A l'ouverture de la 48ème réunion annuelle du Comité exécutif du HCR à Genève, Madame Ogata a déclaré que le monde était en train de vivre une crise sans précédent dans l'application des principes humanitaires, et non pas un échec des principes eux-mêmes. Le Comité exécutif, dont 53 Etats sont membres, a adopté « les défis du rapatriement des réfugiés » comme thème central de cette année.
Tirant les leçons de l'expérience de son Organisation dans la région des Grands Lacs, en Afrique, le Haut Commissaire a constaté que si les Etats avaient « assumé leurs responsabilités, comme l'a prévu ce Comité, et appuyé nos actions de façon plus ferme et plus décisive, certains des problèmes que nous avons rencontré auraient pu être évités. »
« Les droits des réfugiés - à l'asile et au non-refoulement - sont la pierre angulaire de mon mandat, et je tiens à réaffirmer notre engagement non négociable à les défendre et à les promouvoir. »

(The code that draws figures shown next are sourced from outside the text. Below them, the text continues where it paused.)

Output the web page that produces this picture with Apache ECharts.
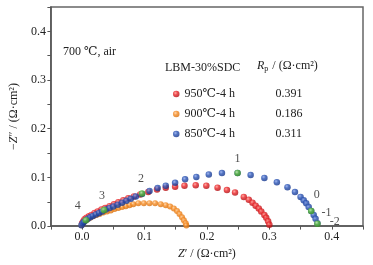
<!DOCTYPE html>
<html><head><meta charset="utf-8">
<script src="https://cdn.jsdelivr.net/npm/echarts@6/dist/echarts.min.js"></script>
<style>html,body{margin:0;padding:0;background:#fff}#c{width:373px;height:265px}</style>
</head><body><div id="c"></div>
<script>
// ---- data ----
const seriesNames = ['950℃-4 h', '900℃-4 h', '850℃-4 h'];
const rpValues = ['0.391', '0.186', '0.311'];
const xTickLabels = ['0.0', '0.1', '0.2', '0.3', '0.4'];
const yTickLabels = ['0.0', '0.1', '0.2', '0.3', '0.4'];

const redX = [0.000,0.002,0.004,0.007,0.011,0.015,0.020,0.025,0.031,0.037,0.044,0.051,0.058,0.066,0.074,0.083,0.093,0.106,0.120,0.134,0.149,0.164,0.182,0.199,0.217,0.232,0.245,0.259,0.267,0.273,0.278,0.283,0.287,0.292,0.295,0.298,0.300];
const redY = [0.006,0.010,0.014,0.017,0.020,0.023,0.027,0.030,0.034,0.037,0.041,0.045,0.049,0.053,0.057,0.061,0.065,0.070,0.075,0.079,0.081,0.083,0.084,0.083,0.079,0.074,0.069,0.060,0.054,0.048,0.042,0.036,0.030,0.023,0.017,0.010,0.003];

const orangeX = [-0.001,0.002,0.005,0.009,0.013,0.018,0.023,0.028,0.034,0.040,0.046,0.052,0.058,0.064,0.070,0.076,0.082,0.090,0.099,0.108,0.117,0.126,0.134,0.141,0.147,0.152,0.156,0.160,0.163,0.166,0.167];
const orangeY = [0.002,0.007,0.011,0.014,0.017,0.020,0.023,0.025,0.028,0.030,0.032,0.035,0.037,0.039,0.041,0.043,0.045,0.047,0.047,0.047,0.047,0.045,0.043,0.040,0.036,0.031,0.025,0.018,0.012,0.006,0.001];

const blueX = [-0.001,0.001,0.003,0.006,0.009,0.013,0.017,0.022,0.027,0.032,0.038,0.044,0.050,0.057,0.064,0.071,0.078,0.086,0.096,0.108,0.121,0.134,0.149,0.165,0.183,0.203,0.224,0.249,0.270,0.292,0.312,0.329,0.341,0.350,0.355,0.359,0.363,0.367,0.371,0.374,0.377];
const blueY = [0.002,0.006,0.009,0.012,0.015,0.018,0.021,0.024,0.027,0.030,0.034,0.037,0.040,0.044,0.048,0.052,0.056,0.061,0.066,0.072,0.078,0.083,0.089,0.096,0.101,0.106,0.109,0.109,0.105,0.099,0.090,0.080,0.070,0.060,0.053,0.047,0.039,0.031,0.023,0.015,0.006];

const freqX = [0.006,0.035,0.096,0.249,0.355,0.367,0.377];
const freqY = [0.012,0.033,0.067,0.109,0.053,0.031,0.005];
const freqLabels = ['4','3','2','1','0','-1','-2'];

// ---- styles ----
const FONT = '"Liberation Serif", "DejaVu Serif", serif';
function ball(dark, mid, light) {
  return new echarts.graphic.RadialGradient(0.38, 0.35, 0.65, [
    {offset: 0, color: light}, {offset: 0.45, color: mid}, {offset: 1, color: dark}
  ]);
}
const colors = [ball('#b00c10', '#ea2226', '#ff9a90'), ball('#d8700c', '#f58a22', '#ffcf9a'), ball('#15368c', '#2852b4', '#8aa4ea')];
const greenColor = ball('#3f9a22', '#62c03c', '#c0f0a0');

const freqLabelStyle = {
  '4': {position: 'top', offset: [-8, -1]},
  '3': {position: 'top', offset: [-2, -1]},
  '2': {position: 'top', offset: [-1, -1]},
  '1': {position: 'top', offset: [0, -1]},
  '0': {position: 'right', offset: [6, -5]},
  '-1': {position: 'right', offset: [3, 2]},
  '-2': {position: 'right', offset: [5, -2]}
};

function zip(xs, ys) { return xs.map((x, i) => [x, ys[i]]); }

const fmtTick = (labels) => (v) => {
  const k = Math.round(v * 20);
  if (k < 0 || k % 2 !== 0) return '';
  return labels[k / 2] || '';
};

const richTitle = {
  i: {fontFamily: FONT, fontStyle: 'italic', fontSize: 12, color: '#222'},
  t: {fontFamily: FONT, fontSize: 12, color: '#222'}
};

const chart = echarts.init(document.getElementById('c'), null, {renderer: 'canvas'});
const option = {
  animation: false,
  backgroundColor: '#fff',
  grid: {left: 44, right: 10, top: 7, bottom: 33, show: true, borderColor: '#666', borderWidth: 1.5, backgroundColor: 'transparent'},
  xAxis: {
    type: 'value', min: -0.05, max: 0.45, interval: 0.05,
    axisLine: {show: true, onZero: false, lineStyle: {color: '#555', width: 1.5}},
    axisTick: {show: true, inside: false, length: 3.5, lineStyle: {color: '#555', width: 1}},
    axisLabel: {formatter: fmtTick(xTickLabels), fontFamily: FONT, fontSize: 12, color: '#222', margin: 5, showMinLabel: true, showMaxLabel: true},
    splitLine: {show: false},
    name: '{i|Z}{t|′ / (Ω·cm²)}', nameLocation: 'middle', nameGap: 19,
    nameTextStyle: {rich: richTitle}
  },
  yAxis: {
    type: 'value', min: 0, max: 0.45, interval: 0.05,
    axisLine: {show: true, onZero: false, lineStyle: {color: '#555', width: 1.5}},
    axisTick: {show: true, inside: false, length: 3.5, lineStyle: {color: '#555', width: 1}},
    axisLabel: {formatter: fmtTick(yTickLabels), fontFamily: FONT, fontSize: 12, color: '#222', margin: 5},
    splitLine: {show: false},
    name: '{t|−}{i|Z}{t|″ / (Ω·cm²)}', nameLocation: 'middle', nameGap: 27, nameRotate: 90,
    nameTextStyle: {rich: richTitle}
  },
  legend: {
    orient: 'vertical', left: 168, top: 82, itemWidth: 6.5, itemHeight: 6.5, itemGap: 6,
    icon: 'circle', selectedMode: false,
    data: seriesNames,
    formatter: (name) => '{n|' + name + '}{v|' + rpValues[seriesNames.indexOf(name)] + '}',
    textStyle: {
      fontFamily: FONT, fontSize: 12, color: '#222', lineHeight: 14,
      rich: {n: {width: 91, fontFamily: FONT, fontSize: 12, color: '#222'}, v: {fontFamily: FONT, fontSize: 12, color: '#222'}}
    }
  },
  graphic: [
    {type: 'text', left: 63, top: 46, style: {text: '700 ℃, air', font: '12px ' + FONT, fill: '#222'}},
    {type: 'text', left: 165, top: 62, style: {text: 'LBM-30%SDC', font: '12px ' + FONT, fill: '#222'}},
    {type: 'text', left: 257, top: 60, style: {
      text: '{i|R}{s|p}{t| / (Ω·cm²)}',
      rich: {
        i: {fontFamily: FONT, fontStyle: 'italic', fontSize: 12, fill: '#222'},
        s: {fontFamily: FONT, fontSize: 8, fill: '#222', padding: [6, 1, 0, 0]},
        t: {fontFamily: FONT, fontSize: 12, fill: '#222'}
      }
    }}
  ],
  series: [
    {name: seriesNames[0], type: 'scatter', data: zip(redX, redY), symbolSize: 6.5, itemStyle: {color: colors[0]}, z: 2},
    {name: seriesNames[1], type: 'scatter', data: zip(orangeX, orangeY), symbolSize: 6, itemStyle: {color: colors[1]}, z: 3},
    {name: seriesNames[2], type: 'scatter', data: zip(blueX, blueY), symbolSize: 6.5, itemStyle: {color: colors[2]}, z: 4},
    {name: 'freq', type: 'scatter', z: 5, itemStyle: {color: greenColor},
     data: freqX.map((x, i) => ({
       value: [x, freqY[i]],
       symbolSize: freqLabels[i] === '0' ? 0 : 6.5,
       label: Object.assign({show: true, formatter: freqLabels[i], fontFamily: FONT, fontSize: 12, color: '#222', distance: 4}, freqLabelStyle[freqLabels[i]])
     }))}
  ]
};
chart.setOption(option);
</script>
</body></html>
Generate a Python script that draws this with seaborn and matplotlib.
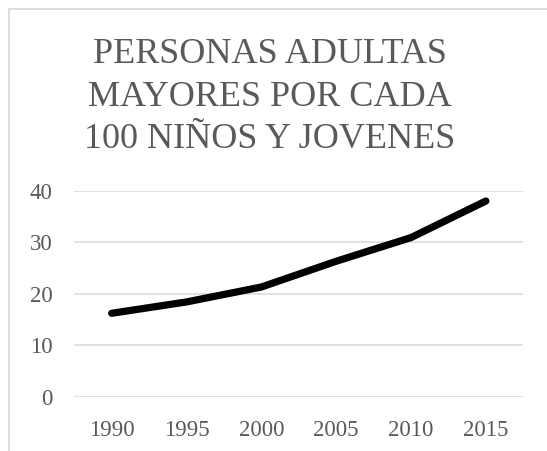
import matplotlib
matplotlib.use("Agg")
import matplotlib.pyplot as plt
import seaborn as sns
import pandas as pd
from matplotlib.patches import Rectangle

years = ["1990", "1995", "2000", "2005", "2010", "2015"]
values = [16.2, 18.4, 21.3, 26.3, 30.9, 38.0]
yticks = [0, 10, 20, 30, 40]
title_lines = ["PERSONAS ADULTAS", "MAYORES POR CADA", "100 NIÑOS Y JOVENES"]

sns.set_style("white")
plt.rcParams['font.family'] = ['Liberation Serif', 'DejaVu Serif']

df = pd.DataFrame({"year": years, "value": values})

W, H = 547, 451
fig = plt.figure(figsize=(W / 100, H / 100), dpi=100)
ax = fig.add_axes([74.3 / W, 1 - 396.7 / H, (523.3 - 74.3) / W, (396.7 - 190.7) / H])

sns.lineplot(data=df, x="year", y="value", ax=ax, color="black", linewidth=5.2,
             solid_capstyle="round", solid_joinstyle="round", sort=False)

ax.set_xlim(-0.5, len(years) - 0.5)
ax.set_ylim(0, 40)
ax.set_yticks(yticks)
ax.set_yticklabels([str(t) for t in yticks])
ax.grid(axis="y", color="#d9d9d9", linewidth=1.1)
ax.grid(axis="x", visible=False)
ax.set_axisbelow(True)
for s in ax.spines.values():
    s.set_visible(False)
ax.set_xlabel("")
ax.set_ylabel("")
ax.tick_params(axis="both", length=0, labelsize=16.5, colors="#595959")
ax.tick_params(axis="y", pad=15.5)
ax.tick_params(axis="x", pad=17)

# chart border
fig.add_artist(Rectangle((8.5 / W, -0.2), 2, 1.2 - 8.5 / H, transform=fig.transFigure,
                         fill=False, edgecolor="#d9d9d9", linewidth=1.3))

baselines = [63.3, 105.5, 148.3]
for line, b in zip(title_lines, baselines):
    fig.text(270 / W, 1 - b / H, line, ha="center", va="baseline",
             fontsize=26, color="#595959")

fig.savefig("out.png", dpi=100)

La crise au niveau de l'application des principes fondamentaux ne se limite pas à une région géographique, a dit Madame Ogata. Elle a répété une nouvelle fois sa vive préoccupation par « la tendance croissante des nombreux pays occidentaux à adopter des politiques d'asile restrictives, y compris le rejet des demandeurs d'asile aux frontières, l'interception en haute mer et l'interprétation étroite de la définition du réfugié, y compris sa limitation à la persécution du fait de l'Etat ».
Madame Ogata a exprimé son espoir de voir le monde entrer dans une période de diminution des urgences touchant les réfugiés. Le nombre des personnes relevant de la compétence du HCR au début de 1997 était de 22,7 millions, 1,3 de moins qu'un an auparavant. Alors que l'intégration des réfugiés dans leurs pays d'asile et la réinstallation dans un pays tiers sont des solutions vitales aux problèmes des réfugiés, le rapatriement reste l'option principale.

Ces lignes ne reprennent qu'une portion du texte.